Written instruction >> Write out the material exactly, with the pictures left out.

= = = = = = =

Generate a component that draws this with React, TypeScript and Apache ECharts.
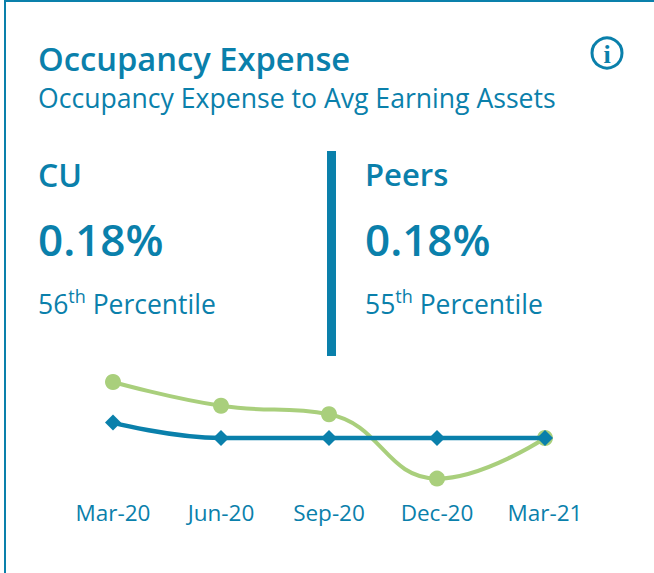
import React, { useEffect, useRef } from "react";
import * as echarts from "echarts";

const categories = ["Mar-20", "Jun-20", "Sep-20", "Dec-20", "Mar-21"];
const peersValues = [0.22, 0.203, 0.197, 0.151, 0.18];
const cuValues = [0.191, 0.18, 0.18, 0.18, 0.18];
const titleText = "Occupancy Expense";
const subtitleText = "Occupancy Expense to Avg Earning Assets";
const cuLabel = "CU";
const peersLabel = "Peers";
const cuValueText = "0.18%";
const peersValueText = "0.18%";
const cuRank = "56";
const peersRank = "55";

const BLUE = "#0a80ab";
const GREEN = "#a9cf7c";
const FONT = "'Open Sans', 'Noto Sans', sans-serif";

const txt = (x: number, y: number, text: string, fontSize: number, fontWeight: any = 400) => ({
  type: "text",
  x,
  y,
  silent: true,
  style: { text, fontSize, fontWeight, fontFamily: FONT, fill: BLUE, align: "left", verticalAlign: "middle" },
});

const rank = (x: number, y: number, n: string) => ({
  type: "text",
  x,
  y,
  silent: true,
  style: {
    text: `{a|${n}}{s|th}{a| Percentile}`,
    align: "left",
    verticalAlign: "middle",
    rich: {
      a: { fontSize: 26.5, fontFamily: FONT, fill: BLUE, color: BLUE, lineHeight: 34 },
      s: { fontSize: 18, fontFamily: FONT, fill: BLUE, color: BLUE, verticalAlign: "top", lineHeight: 34, padding: [0, 0, 11, 0] },
    },
  },
});

export default function App() {
  const ref = useRef<HTMLDivElement>(null);
  useEffect(() => {
    const chart = echarts.init(ref.current!, undefined, { renderer: "svg" });
    chart.setOption({
      animation: false,
      backgroundColor: "#ffffff",
      grid: { left: 113, right: 109, top: 354, bottom: 79 },
      xAxis: {
        type: "category",
        boundaryGap: false,
        data: categories,
        axisLine: { show: false },
        axisTick: { show: false },
        axisLabel: { color: BLUE, fontSize: 22.5, fontFamily: FONT, margin: 7 },
      },
      yAxis: { type: "value", min: 0.14, max: 0.24, show: false },
      series: [
        {
          name: "Peers",
          type: "line",
          data: peersValues,
          smooth: 0.45,
          symbol: "circle",
          symbolSize: 16,
          lineStyle: { color: GREEN, width: 4 },
          itemStyle: { color: GREEN },
          z: 2,
        },
        {
          name: "CU",
          type: "line",
          data: cuValues,
          smooth: 0.45,
          symbol: "diamond",
          symbolSize: 16,
          lineStyle: { color: BLUE, width: 4.5 },
          itemStyle: { color: BLUE },
          z: 3,
        },
      ],
      graphic: [
        { type: "rect", shape: { x: 4, y: 0, width: 2, height: 573 }, style: { fill: BLUE }, silent: true },
        { type: "rect", shape: { x: 4, y: 0, width: 650, height: 2 }, style: { fill: BLUE }, silent: true },
        { type: "rect", shape: { x: 327, y: 151, width: 9, height: 205 }, style: { fill: BLUE }, silent: true },
        txt(38, 58, titleText, 32.7, 600),
        txt(38, 98, subtitleText, 26.6),
        txt(38, 174, cuLabel, 32, 600),
        txt(365, 174, peersLabel, 31, 600),
        txt(38, 239, cuValueText, 44, 600),
        txt(365, 239, peersValueText, 44, 600),
        rank(38, 304, cuRank),
        rank(365, 304, peersRank),
        { type: "circle", shape: { cx: 607, cy: 53, r: 15 }, style: { fill: "none", stroke: BLUE, lineWidth: 3 }, silent: true },
        {
          type: "text",
          x: 607,
          y: 54,
          silent: true,
          style: { text: "i", fontSize: 26, fontWeight: 700, fontFamily: "'Liberation Serif', serif", fill: BLUE, align: "center", verticalAlign: "middle" },
        },
      ],
    });
    return () => chart.dispose();
  }, []);
  return <div ref={ref} style={{ position: "absolute", left: 0, top: 0, width: 654, height: 573 }} />;
}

= = = = = = =

Solution >>
Generate a component that draws this with React, TypeScript and Apache ECharts.
import React, { useEffect, useRef } from "react";
import * as echarts from "echarts";

const categories = ["Mar-20", "Jun-20", "Sep-20", "Dec-20", "Mar-21"];
const peersValues = [0.22, 0.203, 0.197, 0.151, 0.18];
const cuValues = [0.191, 0.18, 0.18, 0.18, 0.18];
const titleText = "Occupancy Expense";
const subtitleText = "Occupancy Expense to Avg Earning Assets";
const cuLabel = "CU";
const peersLabel = "Peers";
const cuValueText = "0.18%";
const peersValueText = "0.18%";
const cuRank = "56";
const peersRank = "55";

const BLUE = "#0a80ab";
const GREEN = "#a9cf7c";
const FONT = "'Open Sans', 'Noto Sans', sans-serif";

const txt = (x: number, y: number, text: string, fontSize: number, fontWeight: any = 400) => ({
  type: "text",
  x,
  y,
  silent: true,
  style: { text, fontSize, fontWeight, fontFamily: FONT, fill: BLUE, align: "left", verticalAlign: "middle" },
});

const rank = (x: number, y: number, n: string) => ({
  type: "text",
  x,
  y,
  silent: true,
  style: {
    text: `{a|${n}}{s|th}{a| Percentile}`,
    align: "left",
    verticalAlign: "middle",
    rich: {
      a: { fontSize: 26.5, fontFamily: FONT, fill: BLUE, color: BLUE, lineHeight: 34 },
      s: { fontSize: 18, fontFamily: FONT, fill: BLUE, color: BLUE, verticalAlign: "top", lineHeight: 34, padding: [0, 0, 11, 0] },
    },
  },
});

export default function App() {
  const ref = useRef<HTMLDivElement>(null);
  useEffect(() => {
    const chart = echarts.init(ref.current!, undefined, { renderer: "svg" });
    chart.setOption({
      animation: false,
      backgroundColor: "#ffffff",
      grid: { left: 113, right: 109, top: 354, bottom: 79 },
      xAxis: {
        type: "category",
        boundaryGap: false,
        data: categories,
        axisLine: { show: false },
        axisTick: { show: false },
        axisLabel: { color: BLUE, fontSize: 22.5, fontFamily: FONT, margin: 7 },
      },
      yAxis: { type: "value", min: 0.14, max: 0.24, show: false },
      series: [
        {
          name: "Peers",
          type: "line",
          data: peersValues,
          smooth: 0.45,
          symbol: "circle",
          symbolSize: 16,
          lineStyle: { color: GREEN, width: 4 },
          itemStyle: { color: GREEN },
          z: 2,
        },
        {
          name: "CU",
          type: "line",
          data: cuValues,
          smooth: 0.45,
          symbol: "diamond",
          symbolSize: 16,
          lineStyle: { color: BLUE, width: 4.5 },
          itemStyle: { color: BLUE },
          z: 3,
        },
      ],
      graphic: [
        { type: "rect", shape: { x: 4, y: 0, width: 2, height: 573 }, style: { fill: BLUE }, silent: true },
        { type: "rect", shape: { x: 4, y: 0, width: 650, height: 2 }, style: { fill: BLUE }, silent: true },
        { type: "rect", shape: { x: 327, y: 151, width: 9, height: 205 }, style: { fill: BLUE }, silent: true },
        txt(38, 58, titleText, 32.7, 600),
        txt(38, 98, subtitleText, 26.6),
        txt(38, 174, cuLabel, 32, 600),
        txt(365, 174, peersLabel, 31, 600),
        txt(38, 239, cuValueText, 44, 600),
        txt(365, 239, peersValueText, 44, 600),
        rank(38, 304, cuRank),
        rank(365, 304, peersRank),
        { type: "circle", shape: { cx: 607, cy: 53, r: 15 }, style: { fill: "none", stroke: BLUE, lineWidth: 3 }, silent: true },
        {
          type: "text",
          x: 607,
          y: 54,
          silent: true,
          style: { text: "i", fontSize: 26, fontWeight: 700, fontFamily: "'Liberation Serif', serif", fill: BLUE, align: "center", verticalAlign: "middle" },
        },
      ],
    });
    return () => chart.dispose();
  }, []);
  return <div ref={ref} style={{ position: "absolute", left: 0, top: 0, width: 654, height: 573 }} />;
}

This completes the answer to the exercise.